Financing came up in every group: it has to be durable, local, and fair.
- Keep ratepayer dollars in the systems they support.
- Establish sustainable water funds governed by regional values.
- Shift development incentives: tax large-scale, resource-intensive projects to fund broader infrastructure needs.
- Fund water like the essential service it is—not just a line item.
“No more planning to plan. Let’s finance the future.”
Participants stressed the need for shared tools, accountability, and knowledge.
- Build a regional data backbone for water quality, infrastructure, and affordability.

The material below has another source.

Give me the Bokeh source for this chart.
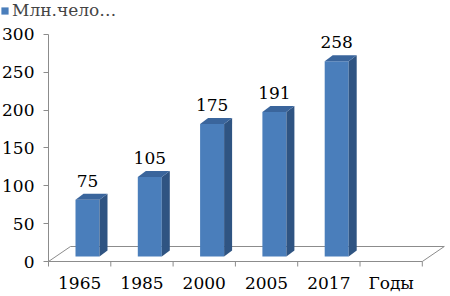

- Appoint a trusted intermediary to evaluate and share data across agencies and communities.
- Improve coordination of water quality monitoring, reporting, and public access.
- Help residents understand who owns what, where investments are going, and why.
“What gets shared gets valued.”
The group’s creativity came through in ideas that pushed the region beyond incremental change.
- Advance policies and pilot projects for water reuse, especially at the district and industrial scale.
- Tie water innovation to other systems—like cooling for data centers or green transportation.
- Use water as a connector, not a divider. One group proposed a Chicago water taxi linking neighborhoods and suburbs through lakefront access.
“We can’t just reuse water. We need to reuse ideas.”
Upcoming Events
This session launched a four-part series that continues throughout 2025:
- July: Where Are All the Good Water Jobs?
- September: How Are We Going to Pay for It All?
- November: Water Policy Forum, co-hosted with Current
As one attendee wrote:
“The vision we need doesn’t exist yet. But piece by piece, we’re building it.”
Thank you to everyone who shaped this convening—on stage, in small groups, or simply by showing up with curiosity and care. If you were with us in May, we’re grateful. If you missed it, we hope to see you in July.